Navigating Berlin: An Advanced Idiot's Handbook
Let me get this out of the way by saying; navigation is not my strong suit, in the world of geography I am about as useful as using Big Ben as a compass needle, it just won't yield any positive results basically. However one thing that is an absolute godsend living in Berlin is the fact that navigating the city has got to be one of the easier tasks as a whole. All I did was download one app, which is the Berlin Map app, and I'm pretty easily able to navigate the city with ease, which is difficult to say for many cities in my experience. This would partly be in the design of the city at large, and German's obsession's with signs, it's pretty damn funny when you watch out for it. The way there are signs in public parks showing you where the public toilet is, I mean come on, somewhere there has got to be a line where we think to ourselves “I think a sign of a toilet at the toilet is enough” but no, there have been instances I've seen that literally have directions to where the public toilet is, with a little indication telling you how many meters you need to go before you reach the shitter.
But I digress, navigating through cities is typically a bit more difficult in experience than Berlin, this can be chalked up to various reasons, such as unimaginative design, the rampant use of signs, the fact that the main streets are relatively well designed. Now, like I said before, I have no sense of navigational skills, tell me to find Iceland and I'll probably become the next Columbus (without the massacres naturally) if you catch my drift. Which is why it amazes me that I can actually plan out where I am, know where I am, and where I plan to go with the use of the Berlin map app I downloaded.
On Thursday the 5th I actually put that idea to the test, how well could I get along from where I was, to where I wanted to go? I used nothing more than my map app and literacy skills (which honestly aren't even really necessary, so long as you have a vague idea of what you're looking for you'll more than likely find a sign directing you to where you need to go anyway) and that was the extent of what I had on me (alongside with some money of course) the plan? Get off at a random spot on the U8 and use the map I have to figure out how to get to Kreuzberg, all on foot. So I got off, mumbled about the weather (something completely necessary if you want that authentic Berlin feeling to your situation) and went to town..... Literally. So I walked thinking to myself how it's relatively crummy weather, and I came to the slow realization that I couldn't get lost. The way the streets work is this, there's a main road, that main road you can walk up or down, and you will more than likely find the next station of your U-Train, this makes my favorite approach to getting to know a city that much more difficult, which is getting yourself purposefully lost and then finding your way around.
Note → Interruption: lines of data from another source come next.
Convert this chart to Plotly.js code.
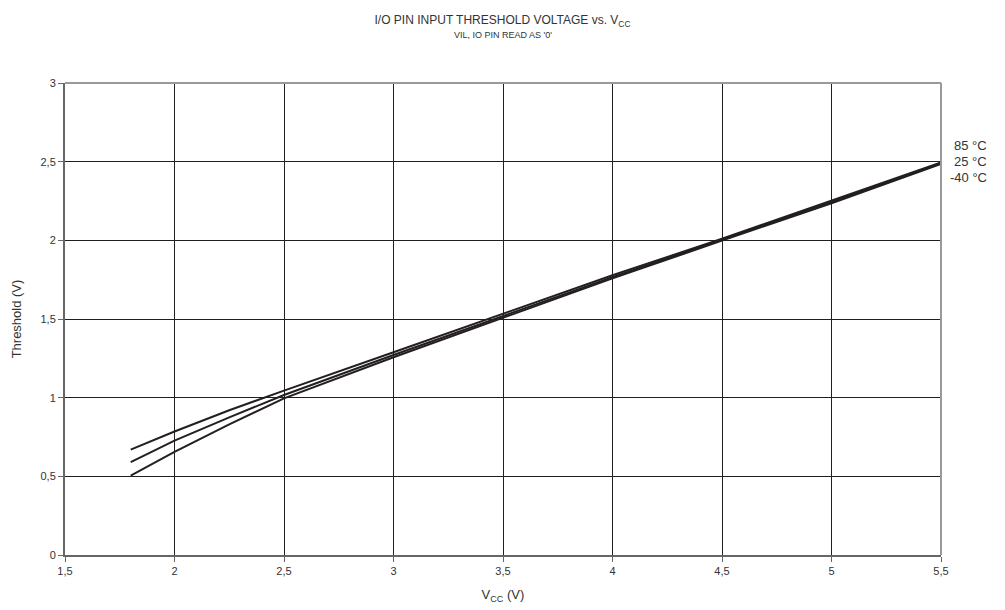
<!DOCTYPE html>
<html>
<head>
<meta charset="utf-8">
<script src="https://cdn.plot.ly/plotly-3.0.1.min.js"></script>
<style>html,body{margin:0;padding:0;background:#fff;}#chart{width:1005px;height:610px;}</style>
</head>
<body>
<div id="chart"></div>
<script>
const vcc = [1.8, 2.0, 2.25, 2.5, 3.0, 3.5, 4.0, 4.5, 5.0, 5.5];
const th85 = [0.67, 0.785, 0.92, 1.045, 1.289, 1.535, 1.778, 2.01, 2.252, 2.495];
const th25 = [0.59, 0.727, 0.875, 1.017, 1.271, 1.52, 1.766, 2.004, 2.243, 2.49];
const thM40 = [0.505, 0.655, 0.83, 0.996, 1.257, 1.51, 1.758, 1.998, 2.236, 2.486];
const seriesNames = ["85 °C", "25 °C", "-40 °C"];
const xTicks = [1.5, 2, 2.5, 3, 3.5, 4, 4.5, 5, 5.5];
const xTickText = ["1,5", "2", "2,5", "3", "3,5", "4", "4,5", "5", "5,5"];
const yTicks = [0, 0.5, 1, 1.5, 2, 2.5, 3];
const yTickText = ["0", "0,5", "1", "1,5", "2", "2,5", "3"];

const lineStyle = {color: "#231f20", width: 2};
const traces = [th85, th25, thM40].map((ys, i) => ({
  x: vcc, y: ys, type: "scatter", mode: "lines", name: seriesNames[i],
  line: lineStyle, showlegend: false, hoverinfo: "skip"
}));

const fam = "Liberation Sans, Arial, sans-serif";
const txt = "#333";
const layout = {
  width: 1005, height: 610,
  margin: {l: 65, r: 64, t: 83, b: 55},
  paper_bgcolor: "#fff", plot_bgcolor: "#fff",
  font: {family: fam, color: txt},
  showlegend: false,
  title: {
    text: "I/O PIN INPUT THRESHOLD VOLTAGE vs. V<sub>CC</sub>",
    font: {family: fam, size: 12, color: txt},
    x: 0.5, xanchor: "center", y: 0.967, yanchor: "middle"
  },
  xaxis: {
    range: [1.5, 5.5], tickvals: xTicks, ticktext: xTickText,
    showgrid: true, gridcolor: "#231f20", gridwidth: 1,
    showline: true, linecolor: "#666", linewidth: 2, mirror: false,
    ticks: "outside", ticklen: 5, tickcolor: "#666",
    tickfont: {family: fam, size: 11, color: txt},
    zeroline: false, fixedrange: true,
    title: {text: "V<sub>CC</sub> (V)", font: {family: fam, size: 13, color: txt}, standoff: 14}
  },
  yaxis: {
    range: [0, 3], tickvals: yTicks, ticktext: yTickText,
    showgrid: true, gridcolor: "#231f20", gridwidth: 1,
    showline: true, linecolor: "#666", linewidth: 2, mirror: false,
    ticks: "outside", ticklen: 5, tickcolor: "#666",
    tickfont: {family: fam, size: 11, color: txt},
    zeroline: false, fixedrange: true,
    title: {text: "Threshold (V)", font: {family: fam, size: 13, color: txt}, standoff: 16}
  },
  shapes: [
    {type: "line", xref: "paper", yref: "paper", x0: 0, x1: 1, y0: 1, y1: 1, line: {color: "#999", width: 2}},
    {type: "line", xref: "paper", yref: "paper", x0: 1, x1: 1, y0: 0, y1: 1, line: {color: "#999", width: 2}}
  ],
  annotations: seriesNames.map((n, i) => ({
    text: n, xref: "paper", yref: "paper", x: 1.055, y: 0.868 - i * 0.034,
    xanchor: "right", yanchor: "middle", showarrow: false,
    font: {family: fam, size: 13, color: txt}
  })).concat([{
    text: "VIL, IO PIN READ AS '0'", xref: "paper", yref: "paper",
    x: 0.5, y: 1 + (83 - 35) / 472, xanchor: "center", yanchor: "middle",
    showarrow: false, font: {family: fam, size: 9, color: txt}
  }])
};
Plotly.newPlot("chart", traces, layout, {staticPlot: true, displayModeBar: false});
</script>
</body>
</html>
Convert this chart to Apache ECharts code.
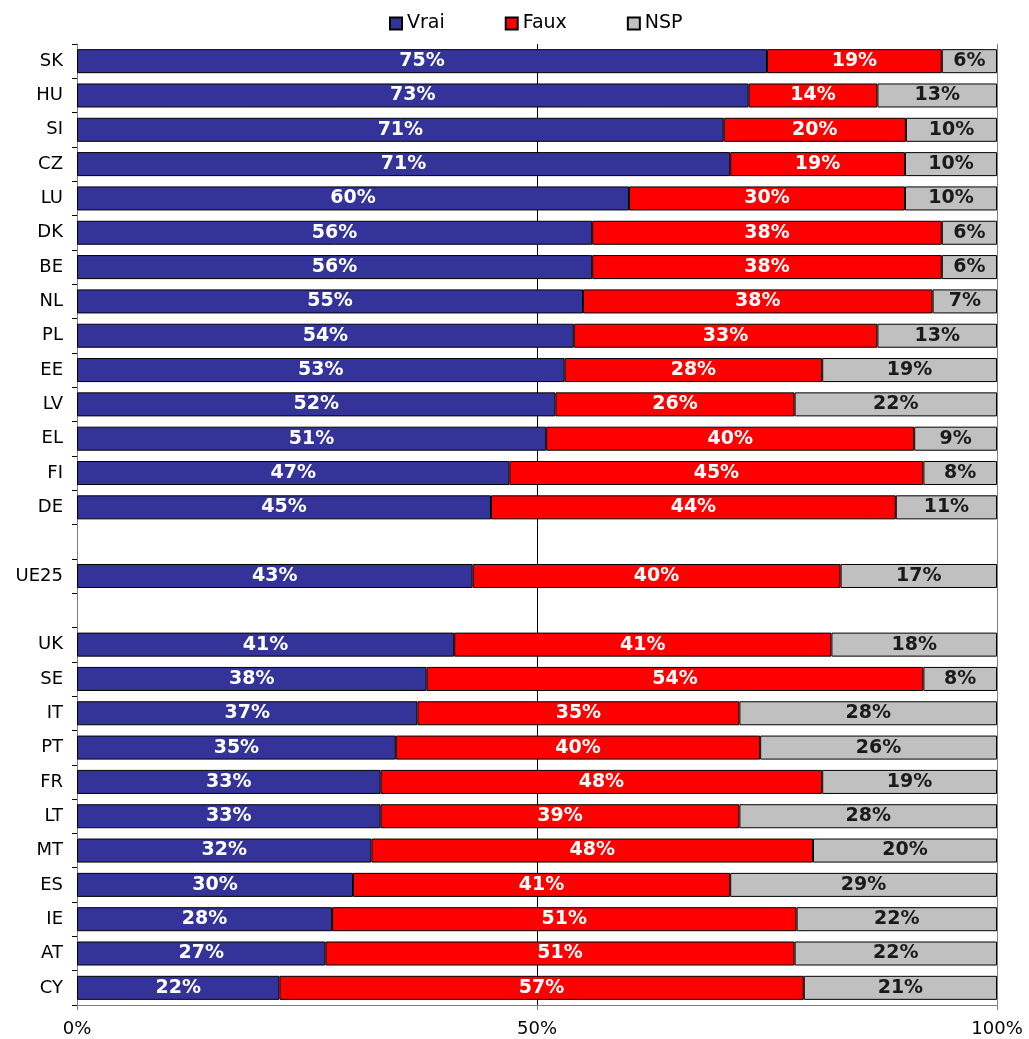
<!DOCTYPE html>
<html><head><meta charset="utf-8">
<script src="https://cdn.jsdelivr.net/npm/echarts@6/dist/echarts.min.js"></script>
<style>html,body{margin:0;padding:0;background:#fff}#c{width:1029px;height:1039px}</style>
</head><body><div id="c"></div>
<script>
const categories = ['SK','HU','SI','CZ','LU','DK','BE','NL','PL','EE','LV','EL','FI','DE','','UE25','','UK','SE','IT','PT','FR','LT','MT','ES','IE','AT','CY'];
const vrai = [75,73,71,71,60,56,56,55,54,53,52,51,47,45,null,43,null,41,38,37,35,33,33,32,30,28,27,22];
const faux = [19,14,20,19,30,38,38,38,33,28,26,40,45,44,null,40,null,41,54,35,40,48,39,48,41,51,51,57];
const nsp  = [6,13,10,10,10,6,6,7,13,19,22,9,8,11,null,17,null,18,8,28,26,19,28,20,29,22,22,21];
const xTicks = [0,50,100];
const seriesNames = ['Vrai','Faux','NSP'];
const colors = ['#333399','#FF0000','#C0C0C0'];
const labelColors = ['#ffffff','#ffffff','#1a1a1a'];
const raw = [vrai, faux, nsp];
const totals = categories.map((c,i)=> vrai[i]==null ? null : vrai[i]+faux[i]+nsp[i]);
const FONT = 'DejaVu Sans';

const series = raw.map((arr, k) => ({
  name: seriesNames[k],
  type: 'bar',
  stack: 'total',
  barCategoryGap: '30%',
  data: arr.map((v,i)=> v==null ? null : v / totals[i] * 100),
  itemStyle: { color: colors[k], borderColor: '#000', borderWidth: 1 },
  label: {
    show: true, position: 'inside',
    color: labelColors[k], fontFamily: FONT, fontWeight: 'bold', fontSize: 19,
    formatter: p => raw[k][p.dataIndex] + '%'
  },
  emphasis: { disabled: true }
}));

const chart = echarts.init(document.getElementById('c'), null, {renderer:'canvas'});
chart.setOption({
  animation: false,
  backgroundColor: '#fff',
  legend: {
    top: 9, left: 384, icon: 'rect', itemWidth: 12, itemHeight: 12, itemGap: 60,
    textStyle: { fontFamily: FONT, fontSize: 19, color: '#000' },
    data: seriesNames
  },
  grid: { left: 77, right: 32, top: 44, bottom: 34 },
  xAxis: {
    type: 'value', min: xTicks[0], max: xTicks[xTicks.length-1], interval: 50,
    axisLine: { show: true, lineStyle: { color: '#808080', width: 1 } },
    axisTick: { show: true, length: 5, lineStyle: { color: '#808080' } },
    axisLabel: { formatter: '{value}%', fontFamily: FONT, fontSize: 18, color: '#000', margin: 15 },
    splitLine: { show: true, lineStyle: { color: ['#808080','#000000','#808080'], width: 1 } }
  },
  yAxis: {
    type: 'category', inverse: true, data: categories,
    axisLine: { show: true, lineStyle: { color: '#808080', width: 1 } },
    axisTick: { show: true, length: 5, lineStyle: { color: '#000' } },
    axisLabel: { fontFamily: FONT, fontSize: 18, color: '#000', margin: 14 }
  },
  series: series
});
</script></body></html>
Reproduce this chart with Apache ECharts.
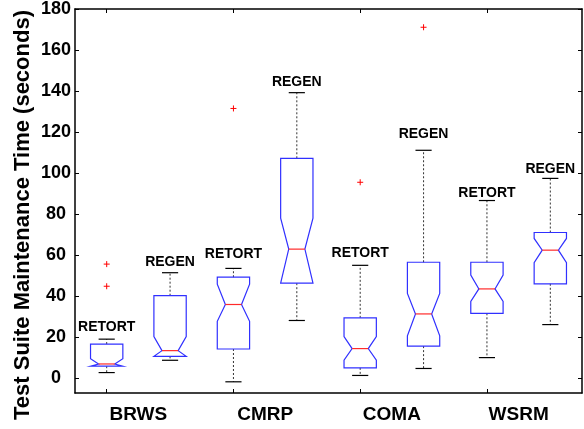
<!DOCTYPE html>
<html><head><meta charset="utf-8">
<script src="https://cdn.jsdelivr.net/npm/echarts@6/dist/echarts.min.js"></script>
<style>html,body{margin:0;padding:0;background:#fff}#c{width:584px;height:429px}</style>
</head><body><div id="c"></div>
<script>
// ---- data ----
const groups = ['BRWS', 'CMRP', 'COMA', 'WSRM'];
const tools = ['RETORT', 'REGEN', 'RETORT', 'REGEN', 'RETORT', 'REGEN', 'RETORT', 'REGEN'];
const boxNames = ['BRWS RETORT', 'BRWS REGEN', 'CMRP RETORT', 'CMRP REGEN', 'COMA RETORT', 'COMA REGEN', 'WSRM RETORT', 'WSRM REGEN'];
const whiskerLow  = [2.7, 8.7, -1.8, 28.1, 1.3, 4.7, 10.0, 26.1];
const q1          = [5.8, 10.6, 14.2, 46.3, 5.0, 15.6, 31.6, 46.0];
const notchLow    = [5.8, 10.6, 27.7, 46.3, 8.7, 20.6, 37.4, 56.3];
const median      = [6.9, 13.4, 35.9, 62.9, 14.4, 31.3, 43.5, 62.4];
const notchHigh   = [9.5, 20.3, 45.8, 78.0, 20.3, 41.3, 50.3, 68.1];
const q3          = [16.6, 40.2, 49.2, 107.2, 29.4, 56.5, 56.5, 71.0];
const whiskerHigh = [19.0, 51.4, 53.5, 139.2, 55.0, 111.1, 86.6, 97.4];
const outlierBox  = [0, 0, 2, 4, 5];
const outlierVal  = [55.6, 44.8, 131.5, 95.5, 171.1];
const labelY      = [24.7, 56.6, 60.5, 144.2, 61.0, 119.0, 90.0, 102.1];
const yTicks      = [0, 20, 40, 60, 80, 100, 120, 140, 160, 180];
const yTitle = 'Test Suite Maintenance Time (seconds)';

const FONT = 'Liberation Sans, Arial, Helvetica, sans-serif';
const boxData = boxNames.map((n, i) => [i, whiskerLow[i], q1[i], notchLow[i], median[i], notchHigh[i], q3[i], whiskerHigh[i]]);
const outData = outlierBox.map((b, k) => [b, outlierVal[k]]);
const labData = tools.map((t, i) => [i, labelY[i]]);

function renderBox(params, api) {
  const i = api.value(0);
  const x = api.coord([i, 0])[0];
  const band = api.size([1, 0])[0];
  const hw = band * 0.255, nw = hw * 0.5, cw = hw * 0.5;
  const y = v => api.coord([i, v])[1];
  const wl = api.value(1), a = api.value(2), nl = api.value(3), md = api.value(4),
        nh = api.value(5), b = api.value(6), wh = api.value(7);
  const pts = [[x - hw, y(b)], [x - hw, y(nh)], [x - nw, y(md)], [x - hw, y(nl)], [x - hw, y(a)],
               [x + hw, y(a)], [x + hw, y(nl)], [x + nw, y(md)], [x + hw, y(nh)], [x + hw, y(b)]];
  const dash = {stroke: '#333', lineWidth: 1, lineDash: [2, 2]};
  const cap = {stroke: '#000', lineWidth: 1.2};
  return {type: 'group', children: [
    {type: 'line', shape: {x1: x, y1: y(b), x2: x, y2: y(wh)}, style: dash},
    {type: 'line', shape: {x1: x, y1: y(a), x2: x, y2: y(wl)}, style: dash},
    {type: 'line', shape: {x1: x - cw, y1: y(wh), x2: x + cw, y2: y(wh)}, style: cap},
    {type: 'line', shape: {x1: x - cw, y1: y(wl), x2: x + cw, y2: y(wl)}, style: cap},
    {type: 'polygon', shape: {points: pts}, style: {fill: 'none', stroke: '#3030ff', lineWidth: 1.2}},
    {type: 'line', shape: {x1: x - nw, y1: y(md), x2: x + nw, y2: y(md)}, style: {stroke: '#ff2a2a', lineWidth: 1.2}}
  ]};
}
function renderOut(params, api) {
  const p = api.coord([api.value(0), api.value(1)]);
  const s = 3;
  const st = {stroke: '#ff0000', lineWidth: 1};
  return {type: 'group', children: [
    {type: 'line', shape: {x1: p[0] - s, y1: p[1], x2: p[0] + s, y2: p[1]}, style: st},
    {type: 'line', shape: {x1: p[0], y1: p[1] - s, x2: p[0], y2: p[1] + s}, style: st}
  ]};
}
function renderLab(params, api) {
  const i = api.value(0);
  const p = api.coord([i, api.value(1)]);
  return {type: 'text', x: p[0], y: p[1], style: {text: tools[i], textAlign: 'center', textVerticalAlign: 'middle',
    font: 'bold 14px ' + FONT, fill: '#000'}};
}

const axisLine = {show: true, onZero: false, lineStyle: {color: '#000', width: 1.5}};
const chart = echarts.init(document.getElementById('c'), null, {renderer: 'canvas'});
chart.setOption({
  animation: false,
  backgroundColor: '#fff',
  grid: {left: 75, right: 2, top: 6, bottom: 36},
  xAxis: [
    {type: 'category', data: boxNames, position: 'bottom', axisLine,
     axisTick: {show: true, inside: true, length: 4, alignWithLabel: true, lineStyle: {color: '#000'}},
     axisLabel: {show: false}, splitLine: {show: false}},
    {type: 'category', data: boxNames, position: 'top', axisLine,
     axisTick: {show: true, inside: true, length: 4, alignWithLabel: true, lineStyle: {color: '#000'}},
     axisLabel: {show: false}, splitLine: {show: false}},
    {type: 'category', data: groups, position: 'bottom', axisLine: {show: false, onZero: false}, axisTick: {show: false},
     axisLabel: {show: true, margin: 12, fontSize: 19, fontWeight: 'bold', fontFamily: FONT, color: '#000'}}
  ],
  yAxis: [
    {type: 'value', min: -7.26, max: 180, position: 'left', axisLine,
     axisTick: {show: true, inside: true, length: 4, customValues: yTicks, lineStyle: {color: '#000'}},
     axisLabel: {show: true, customValues: yTicks, align: 'center', margin: 19, fontSize: 18, fontWeight: 'bold', fontFamily: FONT, color: '#000'},
     splitLine: {show: false}},
    {type: 'value', min: -7.26, max: 180, position: 'right', axisLine,
     axisTick: {show: true, inside: true, length: 4, customValues: yTicks, lineStyle: {color: '#000'}},
     axisLabel: {show: false}, splitLine: {show: false}}
  ],
  graphic: [{type: 'text', x: 23, y: 215, rotation: Math.PI / 2,
    style: {text: yTitle, textAlign: 'center', textVerticalAlign: 'middle', font: 'bold 22px ' + FONT, fill: '#000'}}],
  series: [
    {type: 'custom', renderItem: renderBox, data: boxData, encode: {x: 0, y: [1, 7]}, xAxisIndex: 0, yAxisIndex: 0, clip: false},
    {type: 'custom', renderItem: renderOut, data: outData, encode: {x: 0, y: 1}, xAxisIndex: 0, yAxisIndex: 0},
    {type: 'custom', renderItem: renderLab, data: labData, encode: {x: 0, y: 1}, xAxisIndex: 0, yAxisIndex: 0, clip: false}
  ]
});
</script></body></html>
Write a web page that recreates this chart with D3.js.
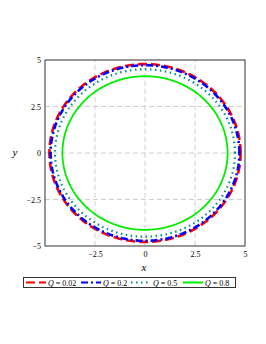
<!DOCTYPE html>
<html><head><meta charset="utf-8">
<script src="https://cdn.jsdelivr.net/npm/d3@7"></script>
<style>body{margin:0;background:#fff}svg{display:block}text{font-family:"Liberation Serif","Times New Roman",serif}</style>
</head><body>
<script>
const qLabels = ["0.02", "0.2", "0.5", "0.8"];
const radii = [4.78, 4.72, 4.5, 4.13];
const colors = ["#ff0000", "#0000ff", "#008b8b", "#00ee00"];
const dashes = ["9,4", "7,3,2,3", "1.5,3.5", null];
const widths = [2.6, 2.6, 2.2, 1.8];
const xTicks = [-2.5, 0, 2.5, 5];
const yTicks = [-5, -2.5, 0, 2.5, 5];
const gridTicks = [-2.5, 0, 2.5];

const W = 266, H = 344;
const svg = d3.select("body").append("svg").attr("width", W).attr("height", H);
const x = d3.scaleLinear().domain([-5, 5]).range([45, 245]);
const y = d3.scaleLinear().domain([-5, 5]).range([246, 60]);

// grid
const g = svg.append("g");
gridTicks.forEach(t => {
  g.append("line").attr("x1", x(t)).attr("x2", x(t)).attr("y1", y(-5)).attr("y2", y(5))
    .attr("stroke", "#d0d0d0").attr("stroke-width", 1).attr("stroke-dasharray", "5,3");
  g.append("line").attr("y1", y(t)).attr("y2", y(t)).attr("x1", x(-5)).attr("x2", x(5))
    .attr("stroke", "#d0d0d0").attr("stroke-width", 1).attr("stroke-dasharray", "5,3");
});

// curves
const angles = d3.range(0, 361, 2).map(a => a * Math.PI / 180);
radii.forEach((r, i) => {
  const line = d3.line().x(a => x(r * Math.cos(a))).y(a => y(r * Math.sin(a)));
  const p = svg.append("path").attr("d", line(angles)).attr("fill", "none")
    .attr("stroke", colors[i]).attr("stroke-width", widths[i]);
  if (dashes[i]) p.attr("stroke-dasharray", dashes[i]);
});

// frame
svg.append("rect").attr("x", x(-5)).attr("y", y(5)).attr("width", x(5) - x(-5)).attr("height", y(-5) - y(5))
  .attr("fill", "none").attr("stroke", "#333").attr("stroke-width", 1);

// axes
const xa = svg.append("g").attr("transform", `translate(0,${y(-5)})`)
  .call(d3.axisBottom(x).tickValues(xTicks).tickSize(0).tickPadding(5).tickFormat(d => d === 0 ? "0" : String(d).replace("-", "\u2212")));
xa.select(".domain").remove();
xa.selectAll("text").attr("font-size", 8).attr("fill", "#000").style("font-family", "Liberation Serif");
const ya = svg.append("g").attr("transform", `translate(${x(-5)},0)`)
  .call(d3.axisLeft(y).tickValues(yTicks).tickSize(0).tickPadding(4).tickFormat(d => d === 0 ? "0" : String(d).replace("-", "\u2212")));
ya.select(".domain").remove();
ya.selectAll("text").attr("font-size", 8).attr("fill", "#000").style("font-family", "Liberation Serif");

svg.append("text").attr("x", 144).attr("y", 271).attr("text-anchor", "middle")
  .attr("font-size", 11).attr("font-style", "italic").text("x");
svg.append("text").attr("x", 15).attr("y", 156).attr("text-anchor", "middle")
  .attr("font-size", 11).attr("font-style", "italic").text("y");

// legend
const lg = svg.append("g");
lg.append("rect").attr("x", 23.5).attr("y", 277.5).attr("width", 212).attr("height", 10)
  .attr("fill", "#fff").attr("stroke", "#333").attr("stroke-width", 1);
const lx = [26, 81, 131, 183];
qLabels.forEach((q, i) => {
  const l = lg.append("line").attr("x1", lx[i]).attr("x2", lx[i] + 20).attr("y1", 282.5).attr("y2", 282.5)
    .attr("stroke", colors[i]).attr("stroke-width", 2);
  if (dashes[i]) l.attr("stroke-dasharray", dashes[i]);
  const t = lg.append("text").attr("x", lx[i] + 22).attr("y", 285.5).attr("font-size", 8);
  t.append("tspan").attr("font-style", "italic").text("Q");
  t.append("tspan").text(" = " + q);
});
</script>
</body></html>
Not only that but I also had an app that tracked me (on second thought I should've checked if the developer of said app wasn't collecting geographical data for any marketing reasons.) with its GPS function, which meant getting lost on purpose was damn near impossible. Yet despite my best efforts, I somehow ended up at Checkpoint Charlie completely oblivious to the fact that I somehow failed to navigate in a straight line to my destination and was instead having a roller coaster line which would've gotten any cocaine addict angry with me. Like I said, I'm terrible with navigation.
Despite that setback, the sun was beginning to shine, and I actually got to Kreuzberg, which is all well but I wasn't aware that I was even in Kreuzberg when I was in it, why? Because in my stupidity I came to realize that maybe, just maybe, I didn't walk past the sign that said “Kreuzberg” in big bold lettering to remind me what region of Berlin I'm in, essentially, a catch-22, I can't help but make fun of the over-use of signs in Berlin, yet I've come to rely on them.